Lovato referenced the infamous TIME magazine cover that pictured the image of a two-year-old Honduran girl crying, and created the impression that she was being separated from her mother. Not only was it inaccurate, he said, it hurt the cause by allowing opponents of immigration to claim “fake news,” and slow the momentum for the surfacing of the actual truth. (TIME never issued a correction for the image.)

“What TIME did [with that picture] is a metaphor of what is happening to the Central American voices. It’s like there’s a cookie cutter image that is searched for and used when it solely benefits their own narrative,” said Lovato.

In a recent article for the Columbia Journalism Review, Lovato observed how attention has shifted from the families themselves toward a blaming contest between Republicans and Democrats. Both parties are actively seeking to exploit the immigration debate for political gain in the runup to the 2018 midterm elections.

“When denying that 5,100 children were separated from their families, you are erasing the stories of people who have endured the same cruel policies, except under a different administration. What has happened and is happening are both terrible and inhumane,” he said.

Lovato also argues, that the lack of Central American voices has caused the movement to stagnate. Without the presence of those affected, and given that there has been no change of policy (not to mention that thousands of children remain separated from the families), the  movement has become somewhat directionless, because people feel powerless to change anything.

In her Facebook post regarding the June 30 demonstration Dugan-Cuadra was careful to acknowledge the importance of allyship and solidarity, but criticized the mistake of excluding Central Americans from their own story.

Families Belong Together SF march and rally on June 30, 2018. Photo: Constanza Hevia H

“We are appreciative, and we stand with everyone that was there today,” she wrote. “But we are also offended, and we will not be invisibilized, or objectified. There was no Central American voice other than María from MUA [Mujeres Unidas y Activas], the sister who told her story of separation and CARECEN SF (we had to fight to get on the program before everyone left), no migrant scholar, not David Campos our only Central American elected official, not our teachers, union workers, faith leaders, queer leaders, our students.”

Lovato further emphasized that point, directing it at the media.

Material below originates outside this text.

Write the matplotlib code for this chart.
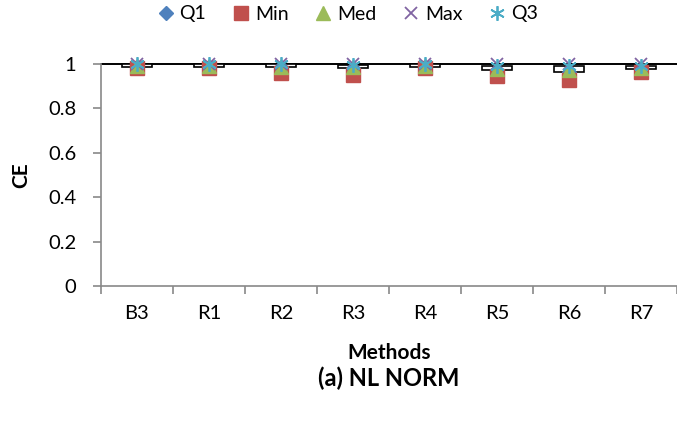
import numpy as np
import matplotlib
matplotlib.use("Agg")
import matplotlib.pyplot as plt

plt.rcParams['font.family'] = ['Lato', 'DejaVu Sans']

methods = ["B3", "R1", "R2", "R3", "R4", "R5", "R6", "R7"]
q1 = [0.988, 0.988, 0.986, 0.983, 0.988, 0.972, 0.966, 0.977]
vmin = [0.980, 0.980, 0.961, 0.952, 0.980, 0.948, 0.930, 0.962]
med = [0.990, 0.990, 0.985, 0.985, 0.990, 0.978, 0.972, 0.982]
vmax = [1.0, 1.0, 1.0, 1.0, 1.0, 1.0, 1.0, 1.0]
q3 = [0.998, 0.998, 0.998, 0.997, 0.998, 0.991, 0.992, 0.993]

W, H = 677, 430
fig = plt.figure(figsize=(W / 100, H / 100), dpi=100)
ax = fig.add_axes([101/W, 1-286/H, 576/W, 222/H])

x = np.arange(len(methods))
axis_col = "#898989"

# up-down bars (box from Q1 to Q3)
ax.bar(x, np.array(q3) - np.array(q1), bottom=q1, width=0.42,
       facecolor="white", edgecolor="black", linewidth=1.2, zorder=2, clip_on=False)
ax.axhline(1.0, color="black", lw=1.4, zorder=1.5, clip_on=False)

ax.plot(x, q1, "D", color="#4F81BD", ms=7.5, ls="none", label="Q1", zorder=3, clip_on=False)
ax.plot(x, vmin, "s", color="#C0504D", ms=9.5, ls="none", label="Min", zorder=3, clip_on=False)
ax.plot(x, med, "^", color="#9BBB59", ms=9.5, ls="none", label="Med", zorder=3, clip_on=False)
ax.plot(x, vmax, "x", color="#8064A2", ms=9, mew=1.3, ls="none", label="Max", zorder=3, clip_on=False)
ax.plot(x, q3, marker=(6, 2, 0), color="#4BACC6", ms=10.5, mew=1.3, ls="none", label="Q3", zorder=3, clip_on=False)

ax.set_xlim(-0.5, len(methods) - 0.5)
ax.set_ylim(0, 1)
ax.set_yticks(np.arange(0, 1.01, 0.2))
ax.set_yticklabels(["0", "0.2", "0.4", "0.6", "0.8", "1"])
ax.set_xticks(x)
ax.set_xticklabels(methods)
ax.set_xticks(np.arange(-0.5, len(methods)), minor=True)
ax.tick_params(axis="x", which="major", length=0, pad=24, labelsize=14.5)
plt.setp(ax.get_xticklabels(), va="baseline")
ax.tick_params(axis="x", which="minor", length=5.5, width=1.2, color=axis_col)
ax.tick_params(axis="y", length=5.8, width=1.2, color=axis_col, labelsize=14.5, pad=12)

for s in ["top", "right"]:
    ax.spines[s].set_visible(False)
for s in ["left", "bottom"]:
    ax.spines[s].set_color(axis_col)
    ax.spines[s].set_linewidth(1.2)

ax.set_ylabel("CE", fontsize=15, fontweight="bold", va="center")
ax.yaxis.set_label_coords((21 - 101) / 576, 0.5)
fig.text(389 / W, 1 - 359 / H, "Methods", ha="center", va="baseline",
         fontsize=15, fontweight="bold")
fig.text(389 / W, 1 - 386 / H, "(a) NL NORM", ha="center", va="baseline",
         fontsize=17, fontweight="bold")

fig.legend(loc="center", bbox_to_anchor=(347 / W, 1 - 14 / H), ncol=5, frameon=False,
           fontsize=14, handletextpad=0.2, columnspacing=1.3, handlelength=1.0,
           borderaxespad=0, borderpad=0)

fig.savefig("out.png", dpi=100)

“Instead of including Central Americans, much national coverage provides extended time and talking space to Obama surrogates,” Lovato said. “Jeh Johnson, Eric Holder, Michelle Obama, former Deputy Assistant Attorney General Leon Fresco, and other ex-Obama officials are positioned in stories as experts on immigration policy, critics of Trump, or in defense of their administration: ‘We detained them together. We didn’t separate them,’ or ‘I could not separate a child from her mother in that way,’ or ‘And so we said on that line of morality is we’re not going to separate them.’”

Holding the Obama administration accountable for its role in the current immigration mess hasn’t won Lovato a lot of friends in the the Democratic Party, but to those who accuse him of being divisive he had this to say: “Some of us have a little more than 10, 20, and even 30 years dealing with issues you’re barely waking up to in the last two weeks. And unlike many, we have years of contact with actually existing Central Americans and were not driven to ‘action’ by disembodied sound bites of suffering or decontextualized images of pain used for political gain.”

The underlying economic and political issues that have led us here remain unaddressed, making it unlikely that this situation will resolve itself. What the solution looks like and whether or not Central American voices will continue to be excluded from the dialog, remains to be seen.